Das interdisziplinäre Projektteam setzt sich neben der Psychologie zusammen aus Landschaftsarchitekt:innen der Technischen Universität München (TUM) und Ethnologinnen des Zentrums für Interdisziplinäre Regionalstudien der MLU Halle-Wittenberg. Übergeordnetes Ziel ist es, übertragbare Handlungsoptionen für die Beschleunigung der Energiewende und regionale Transformationsprozesse abzuleiten. Dazu werden vier Teilziele verfolgt.

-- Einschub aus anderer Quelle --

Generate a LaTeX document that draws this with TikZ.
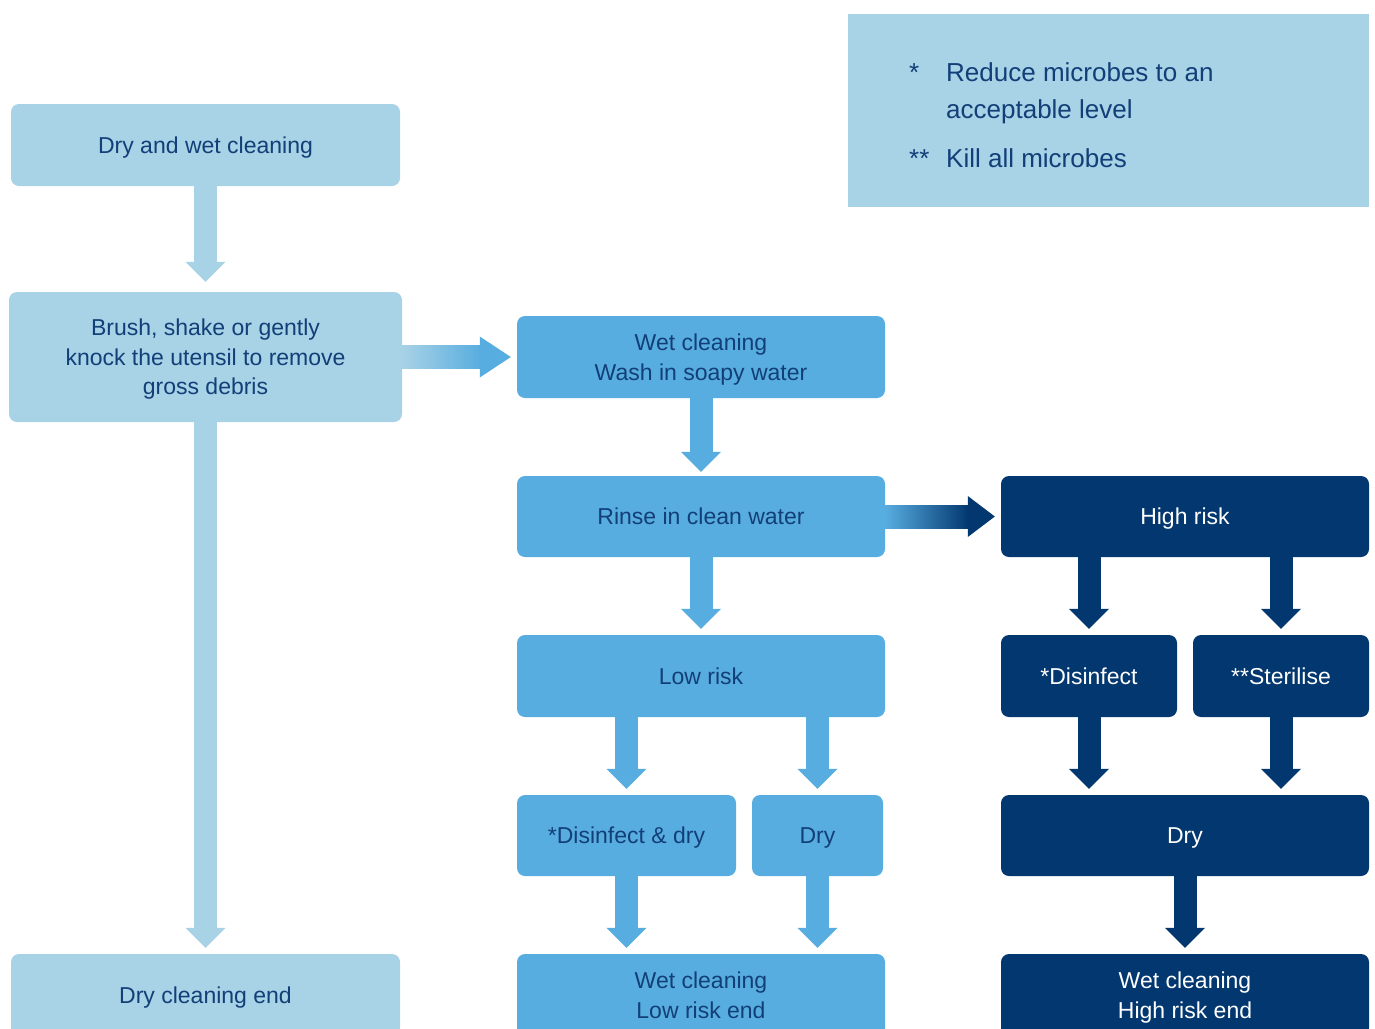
\documentclass[tikz,border=0pt]{standalone}
\usepackage{fontspec}
\setmainfont{Liberation Sans}
\usetikzlibrary{arrows.meta,calc}
\definecolor{lightb}{HTML}{A8D2E6}
\definecolor{midb}{HTML}{58ADE0}
\definecolor{darkb}{HTML}{02376F}
\definecolor{txtb}{HTML}{123F78}
\newcommand\boxfont{\fontsize{23}{29.5}\selectfont}
\newcommand\legfont{\fontsize{26}{37}\selectfont}
\begin{document}
\begin{tikzpicture}[x=1pt,y=-1pt,
  box/.style={rectangle, rounded corners=8pt, inner sep=0pt, align=center, font=\boxfont, text=txtb, text depth=-4pt},
  lbox/.style={box, fill=lightb},
  mbox/.style={box, fill=midb},
  dbox/.style={box, fill=darkb, text=white},
  varrow/.style={line width=23pt, -{Triangle[width=40pt,length=20pt,line width=0pt]}, shorten >=6pt},
  legtext/.style={anchor=base west, inner sep=0pt, font=\legfont, text=txtb}
]
\useasboundingbox (0,0) rectangle (1375,1028);
\clip (0,0) rectangle (1375,1028);

% legend
\node[rectangle, fill=lightb, minimum width=521pt, minimum height=193pt, inner sep=0pt] (legend) at (1108.5,110.5) {};
\node[legtext] (s1) at (909,81) {*};
\node[legtext] (t1) at (946,81) {Reduce microbes to an};
\node[legtext] (t2) at (946,118) {acceptable level};
\node[legtext] (s2) at (909,167) {**};
\node[legtext] (t3) at (946,167) {Kill all microbes};

% left column
\node[lbox, minimum width=389pt, minimum height=82pt] (A) at (205.5,145) {Dry and wet cleaning};
\node[lbox, minimum width=393pt, minimum height=130pt] (B) at (205.5,357) {Brush, shake or gently\\knock the utensil to remove\\gross debris};
\node[lbox, minimum width=389pt, minimum height=82pt] (E) at (205.5,995) {Dry cleaning end};

% middle column
\node[mbox, minimum width=368pt, minimum height=82pt] (W) at (701,357) {Wet cleaning\\Wash in soapy water};
\node[mbox, minimum width=368pt, minimum height=81pt] (R) at (701,516.5) {Rinse in clean water};
\node[mbox, minimum width=368pt, minimum height=82pt] (L) at (701,676) {Low risk};
\node[mbox, minimum width=219pt, minimum height=81pt] (DD) at (626.5,835.5) {*Disinfect \& dry};
\node[mbox, minimum width=131pt, minimum height=81pt] (DL) at (817.5,835.5) {Dry};
\node[mbox, minimum width=368pt, minimum height=82pt] (LE) at (701,995) {Wet cleaning\\Low risk end};

% right column
\node[dbox, minimum width=368pt, minimum height=81pt] (H) at (1185,516.5) {High risk};
\node[dbox, minimum width=176pt, minimum height=82pt] (HD) at (1089,676) {*Disinfect};
\node[dbox, minimum width=176pt, minimum height=82pt] (HS) at (1281,676) {**Sterilise};
\node[dbox, minimum width=368pt, minimum height=81pt] (HY) at (1185,835.5) {Dry};
\node[dbox, minimum width=368pt, minimum height=82pt] (HE) at (1185,995) {Wet cleaning\\High risk end};

% vertical arrows
\draw[varrow, lightb, shorten >=10pt] (A.south) -- (B.north);
\draw[varrow, lightb] (B.south) -- (E.north);
\draw[varrow, midb, shorten >=4pt] (W.south) -- (R.north);
\draw[varrow, midb] (R.south) -- (L.north);
\draw[varrow, midb] (L.south -| DD.north) -- (DD.north);
\draw[varrow, midb] (L.south -| DL.north) -- (DL.north);
\draw[varrow, midb] (DD.south) -- (LE.north -| DD.south);
\draw[varrow, midb] (DL.south) -- (LE.north -| DL.south);
\draw[varrow, darkb] (H.south -| HD.north) -- (HD.north);
\draw[varrow, darkb] (H.south -| HS.north) -- (HS.north);
\draw[varrow, darkb] (HD.south) -- (HY.north -| HD.south);
\draw[varrow, darkb] (HS.south) -- (HY.north -| HS.south);
\draw[varrow, darkb] (HY.south) -- (HE.north);

% gradient horizontal arrows
\shade[left color=lightb, right color=midb] ($(B.east)+(0,-11.5)$) rectangle ($(W.west)+(-36,11.5)$);
\fill[midb] ($(W.west)+(-37,-20.5)$) -- ($(W.west)+(-6,0)$) -- ($(W.west)+(-37,20.5)$) -- cycle;
\shade[left color=midb, right color=darkb] ($(R.east)+(0,-11.5)$) rectangle ($(H.west)+(-32,11.5)$);
\fill[darkb] ($(H.west)+(-33,-20.5)$) -- ($(H.west)+(-6,0)$) -- ($(H.west)+(-33,20.5)$) -- cycle;
\end{tikzpicture}
\end{document}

Es werden:
a) Akzeptanzfaktoren regionaler Energiewendeprojekte vertiefend erfasst und begleitende Narrative analysiert sowie Standort- und Strukturkriterien in ganzheitliche, lesbare Raumkulissen und -bilder übersetzt, um kommunikative Ansatzpunkte abzuleiten,
b) sozioökonomische Effekte der Energiewende in Regionen des Strukturwandels, regionaler Rendite sowie finanziellen Beteiligungsmöglichkeiten und deren Akzeptanzrelevanz analysiert,
c) Ansätze für eine gestaltende Einbindung von Bürger:innen in informellen Planungsverfahren entwickelt und umgesetzt, die begleitend zu den formellen Verfahren der Planerstellung angelegt werden und durch Konfliktrahmung und kommunikatives Handeln erheblich zu einer Planungssicherheit und -beschleunigung beitragen können,
d) der Beitrag der Dialoge und Bürgerkonzepte zur Entwicklung positiver Narrative und Wahrnehmungen, sozialer Normen, Einstellungen und Handlungsbereitschaft zur regionalen Transformation für die Energiewende evaluiert.